Después de la barbarie de las dos guerras mundiales del siglo pasado, emergieron nuevas potencias mundiales, plenamente identificadas en términos ideológicos, como Estados Unidos y la antigua URSS. La geopolítica estaba marcada por estos dos intereses, la una enarbolando la bandera de la libertad, la democracia liberal y la libre circulación de capitales; por otro lado, el bloque marxista alzando la bandera de la justicia social, el colectivismo y el discurso de un “hombre nuevo”, de una nueva sociedad. Este enfrentamiento ideológico cobró millones de vidas a escala global. Es conocido que en política se hace cualquier tipo de barbaridad y experimentos sociológicos a nombre del pueblo, a nombre del bien común; líderes e iluminados han trazado sus visiones personalistas, de cómo se debe estructurar políticamente una sociedad, por encima de preceptos universales que configuran claramente la naturaleza humana.

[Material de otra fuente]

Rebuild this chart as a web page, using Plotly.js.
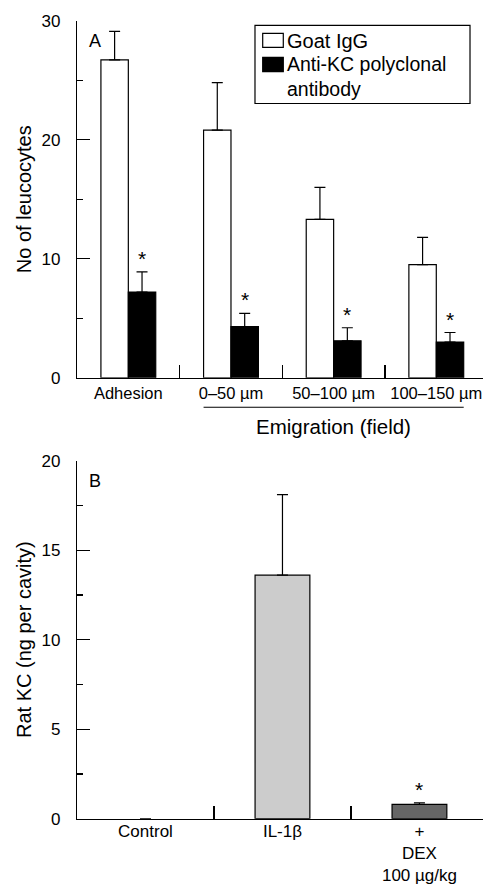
<!DOCTYPE html>
<html>
<head>
<meta charset="utf-8">
<script src="https://cdn.plot.ly/plotly-3.0.1.min.js"></script>
<style>html,body{margin:0;padding:0;background:#fff;}#chart{width:483px;height:884px;}</style>
</head>
<body>
<div id="chart"></div>
<script>
// ---- Panel A data ----
const catsA = ['Adhesion', '0–50 µm', '50–100 µm', '100–150 µm'];
const nameGoat = 'Goat IgG';
const goatIgG = [26.7, 20.8, 13.3, 9.5];
const goatIgGErr = [2.4, 4.0, 2.7, 2.3];
const nameAnti = 'Anti-KC polyclonal<br>antibody';
const antiKC = [7.2, 4.3, 3.1, 3.0];
const antiKCErr = [1.7, 1.1, 1.1, 0.8];
const sigA = [true, true, true, true];
const groupLabel = 'Emigration (field)';
const groupStart = 1, groupEnd = 3;

// ---- Panel B data ----
const catsB = ['Control', 'IL-1β', '+<br>DEX<br>100 µg/kg'];
const ratKC = [0, 13.6, 0.8];
const ratKCErr = [null, 4.5, 0.09];
const sigB = [false, false, true];
const colorsB = ['#ffffff', '#cccccc', '#666666'];

const FONT = 'Liberation Sans, Arial, sans-serif';
const BW_A = 0.267, BW_B = 0.4;
const LW = 1.2;

const errStyle = {type: 'data', symmetric: false, color: '#000', thickness: LW, width: 5.5};

const traces = [
  {type: 'bar', x: catsA, y: goatIgG, name: nameGoat, xaxis: 'x', yaxis: 'y',
   width: BW_A, offset: -BW_A, marker: {color: '#ffffff', line: {color: '#000', width: LW}},
   error_y: Object.assign({array: goatIgGErr, arrayminus: goatIgG.map(() => 0)}, errStyle),
   showlegend: false, hoverinfo: 'skip'},
  {type: 'bar', x: catsA, y: antiKC, name: nameAnti, xaxis: 'x', yaxis: 'y',
   width: BW_A, offset: 0, marker: {color: '#000000', line: {color: '#000', width: LW}},
   error_y: Object.assign({array: antiKCErr, arrayminus: antiKC.map(() => 0)}, errStyle),
   showlegend: false, hoverinfo: 'skip'},
  {type: 'bar', x: catsB, y: ratKC, name: 'Rat KC', xaxis: 'x2', yaxis: 'y2',
   width: BW_B, marker: {color: colorsB, line: {color: '#000', width: ratKC.map(v => v > 0 ? LW : 0)}},
   error_y: Object.assign({array: ratKCErr, arrayminus: ratKC.map(v => v > 0 ? 0 : null)}, errStyle),
   showlegend: false, hoverinfo: 'skip'}
];

const annotations = [];
const starFont = {size: 21, family: FONT, color: '#000'};
sigA.forEach((s, i) => {
  if (s) annotations.push({xref: 'x', yref: 'y', x: i + BW_A / 2, y: antiKC[i] + antiKCErr[i],
    text: '*', showarrow: false, yanchor: 'bottom', yshift: 0, font: starFont});
});
sigB.forEach((s, i) => {
  if (s) annotations.push({xref: 'x2', yref: 'y2', x: i, y: ratKC[i] + ratKCErr[i],
    text: '*', showarrow: false, yanchor: 'bottom', yshift: 0, font: starFont});
});
// panel letters
annotations.push({xref: 'paper', yref: 'paper', x: 0.025, y: 0.9536, xanchor: 'left', yanchor: 'middle',
  text: 'A', showarrow: false, font: {size: 18, family: FONT, color: '#000'}});
annotations.push({xref: 'paper', yref: 'paper', x: 0.025, y: 0.4559, xanchor: 'left', yanchor: 'middle',
  text: 'B', showarrow: false, font: {size: 18, family: FONT, color: '#000'}});
// group label
annotations.push({xref: 'x', yref: 'paper', x: (groupStart + groupEnd) / 2, y: 0.5170, xanchor: 'center', yanchor: 'middle',
  text: groupLabel, showarrow: false, font: {size: 20.5, family: FONT, color: '#000'}});
// legend texts
annotations.push({xref: 'paper', yref: 'paper', x: 0.5135, y: 0.9540, xanchor: 'left', yanchor: 'middle',
  text: nameGoat, showarrow: false, align: 'left', font: {size: 20, family: FONT, color: '#000'}});
annotations.push({xref: 'paper', yref: 'paper', x: 0.5135, y: 0.9137, xanchor: 'left', yanchor: 'middle',
  text: nameAnti, showarrow: false, align: 'left', font: {size: 19.5, family: FONT, color: '#000'}});

const shapes = [
  {type: 'line', xref: 'x', yref: 'paper', x0: groupStart - BW_A, x1: groupEnd + BW_A, y0: 0.5393, y1: 0.5393,
   line: {color: '#000', width: LW}},
  {type: 'rect', xref: 'paper', yref: 'paper', x0: 0.4384, x1: 0.968, y0: 0.8829, y1: 0.9712,
   line: {color: '#000', width: LW}, fillcolor: '#fff'},
  {type: 'rect', xref: 'paper', yref: 'paper', x0: 0.4574, x1: 0.5081, y0: 0.9465, y1: 0.9623,
   line: {color: '#000', width: LW}, fillcolor: '#fff'},
  {type: 'rect', xref: 'paper', yref: 'paper', x0: 0.4574, x1: 0.5081, y0: 0.9189, y1: 0.9352,
   line: {color: '#000', width: LW}, fillcolor: '#000'}
];

const xBase = {type: 'category', showline: true, linecolor: '#000', linewidth: LW, ticks: 'inside',
  tickson: 'boundaries', ticklen: 13, tickwidth: LW, tickcolor: '#000', showgrid: false, zeroline: false,
  tickfont: {size: 17, family: FONT, color: '#000'}, automargin: false, fixedrange: true};
const yBase = {showline: true, linecolor: '#000', linewidth: LW, ticks: 'inside', ticklen: 13, tickwidth: LW,
  tickcolor: '#000', showgrid: false, zeroline: false, ticklabelstandoff: 12,
  tickfont: {size: 17, family: FONT, color: '#000'}, automargin: false, fixedrange: true};

const layout = {
  width: 483, height: 884,
  margin: {l: 77, r: 0, t: 0, b: 0},
  paper_bgcolor: '#fff', plot_bgcolor: 'rgba(0,0,0,0)',
  font: {family: FONT, color: '#000'},
  showlegend: false,
  xaxis: Object.assign({}, xBase, {anchor: 'y', domain: [0, 1], range: [-0.5, 3.455],
    tickfont: {size: 16.5, family: FONT, color: '#000'}}),
  yaxis: Object.assign({}, yBase, {anchor: 'x', domain: [0.5727, 0.9766], range: [0, 30], dtick: 10,
    minor: {ticks: 'inside', ticklen: 6, dtick: 5, tickcolor: '#000', tickwidth: LW},
    title: {text: 'No of leucocytes', font: {size: 20, family: FONT, color: '#000'}, standoff: 4}}),
  xaxis2: Object.assign({}, xBase, {anchor: 'y2', domain: [0, 1], range: [-0.5, 2.464], ticklabelstandoff: -3}),
  yaxis2: Object.assign({}, yBase, {anchor: 'x2', domain: [0.0739, 0.4789], range: [0, 20], dtick: 5,
    minor: {ticks: 'inside', ticklen: 6, dtick: 2.5, tickcolor: '#000', tickwidth: LW},
    title: {text: 'Rat KC (ng per cavity)', font: {size: 20, family: FONT, color: '#000'}, standoff: 4}}),
  annotations: annotations,
  shapes: shapes
};

Plotly.newPlot('chart', traces, layout, {displayModeBar: false, staticPlot: true});
</script>
</body>
</html>
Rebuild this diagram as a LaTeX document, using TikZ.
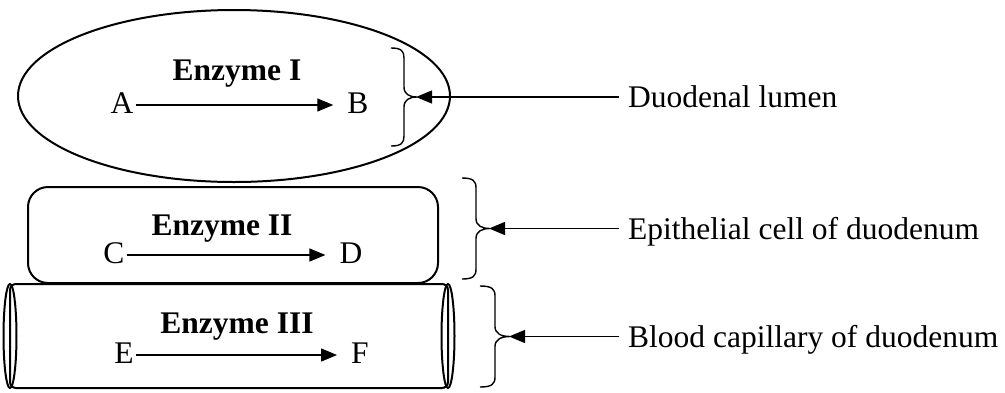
\documentclass[tikz,border=0pt]{standalone}
\usepackage{fontspec}
\setmainfont{Liberation Serif}
\usepackage{tikz}
\usetikzlibrary{arrows.meta, positioning}

% curly brace opening to the right: name, x, top, bottom, amplitude
\newcommand{\curly}[5]{%
  \draw[brc] (#2,#3) .. controls ({#2+0.4*#5},#3) and ({#2+0.5*#5},{#3+3}) .. ({#2+0.5*#5},{#3+10})
    -- ({#2+0.5*#5},{(#3+#4)/2-10})
    .. controls ({#2+0.5*#5},{(#3+#4)/2-3}) and ({#2+0.7*#5},{(#3+#4)/2}) .. ({#2+#5},{(#3+#4)/2})
    .. controls ({#2+0.7*#5},{(#3+#4)/2}) and ({#2+0.5*#5},{(#3+#4)/2+3}) .. ({#2+0.5*#5},{(#3+#4)/2+10})
    -- ({#2+0.5*#5},{#4-10})
    .. controls ({#2+0.5*#5},{#4-3}) and ({#2+0.4*#5},#4) .. (#2,#4);
  \coordinate (#1) at ({#2+#5},{(#3+#4)/2});}

\begin{document}
\begin{tikzpicture}[x=1pt, y=-1pt, line join=round,
    font=\fontsize{31.5}{38}\selectfont,
    wall/.style={line width=2pt},
    sub/.style={inner sep=2pt, text height=21pt, text depth=5pt},
    enz/.style={font=\fontsize{31.5}{38}\selectfont\bfseries, inner sep=0pt},
    lbl/.style={anchor=west, inner xsep=9pt, inner ysep=0pt, text height=21pt, text depth=0pt},
    arr/.style={line width=1.3pt, -{Triangle[length=16pt, width=13pt]}},
    brc/.style={line width=1.4pt}]
    \useasboundingbox (0,0) rectangle (1005,392);

    % Duodenal lumen
    \draw[wall] (234,96) ellipse [x radius=216, y radius=86];
    \node[enz, anchor=base] (enzI) at (237,80) {Enzyme I};
    \node[sub, anchor=base] (A) at (122,113) {A};
    \node[sub, anchor=base] (B) at (358,113) {B};
    \draw[arr, shorten >=12pt] (A) -- (B);

    % Epithelial cell
    \draw[wall, rounded corners=20pt] (28,187) rectangle (438,283);
    \node[enz, anchor=base] (enzII) at (222,235) {Enzyme II};
    \node[sub, anchor=base] (C) at (114,263) {C};
    \node[sub, anchor=base] (D) at (351,263) {D};
    \draw[arr, shorten >=12pt] (C) -- (D);

    % Blood capillary
    \draw[wall, rounded corners=6pt] (10,284) rectangle (448,388);
    \draw[wall] (10,336) ellipse [x radius=6.5, y radius=52];
    \draw[wall] (448,336) ellipse [x radius=6.5, y radius=52];
    \node[enz, anchor=base] (enzIII) at (237,333) {Enzyme III};
    \node[sub, anchor=base] (E) at (124,363) {E};
    \node[sub, anchor=base] (F) at (360,363) {F};
    \draw[arr, shorten >=12pt] (E) -- (F);

    % Braces
    \curly{tipI}{391}{48}{146}{26}
    \curly{tipII}{462}{178}{279}{28}
    \curly{tipIII}{480}{286}{387}{30}

    % Labels
    \node[lbl] (lumen) at (619,97) {Duodenal lumen};
    \node[lbl] (cell) at (619,228.5) {Epithelial cell of duodenum};
    \node[lbl] (blood) at (619,336.5) {Blood capillary of duodenum};
    \draw[arr, shorten >=-1pt] (lumen.west) -- (tipI);
    \draw[arr, shorten >=-1pt] (cell.west) -- (tipII);
    \draw[arr, shorten >=-1pt] (blood.west) -- (tipIII);
\end{tikzpicture}
\end{document}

El orden mundial o el statu quo global, basado en la libertad y el capitalismo, dista mucho de ser justo y democrático, por ejemplo, es conocido el papel que desempeñan las grandes corporaciones en la política de las superpotencias. El 1% de la población mundial acapara la mitad de la riqueza a escala planetaria. Con tantas necesidades, el mundo gasta 1,8 billones de dólares al año en armamento. Esto realmente es una locura, cuando existen niños muriéndose de hambre y enfermedades por todas partes. Definitivamente esto no se acerca al ideal de justicia que tiene la humanidad. Por otro lado, al unísono consigna revolucionaria, tendiente a remediar estas injusticias en el mundo, se ha planteado la antítesis ideológica basada en teorías contrapuestas al modelo liberal de la democracia occidental, que como se ha podido comprobar, resultó un remedio peor que la enfermedad. No se duda de las buenas intenciones que hubo, desde los inicios mismos del marxismo, por cambiar ese orden mundial que pone al capital por encima del ser humano. Pero el sendero trazado por el espíritu revolucionario no era el correcto, se contraponía a la naturaleza del espíritu humano; la dignidad, el libre albedrío y la individualidad se sintieron afectados, y en consecuencia el bloque socialista cayó estrepitosa y simbólicamente con la demolición del Muro de Berlín en 1989.

Recuerdos de los experimentos revolucionarios de la época de la guerra fría sobran, como el caso de Camboya, que en la segunda mitad de la década del 70, bajo el dominio de los Jemeres rojos con Pol Pot a la cabeza, murieron cerca de dos millones de personas en el denominado genocidio camboyano. Época en la que el hecho de vivir en una ciudad le convertía a un ciudadano en un potencial peligro para el Estado; se dice que incluso el uso del pronombre personal yo, fue prohibido en pro de un colectivismo demencial. Los horrores de la guerra y las posturas ideológicas intrascendentes siguen al orden del día en distintas regiones del mundo, como en el caso palestino-israelí. Tomar partido por uno u otro bando, por ejemplo, en este conflicto no debería ser una actitud tan sensata, más aún siendo un funcionario público de alto nivel, tan cuestionables son los métodos del sionismo como del radicalismo islamista.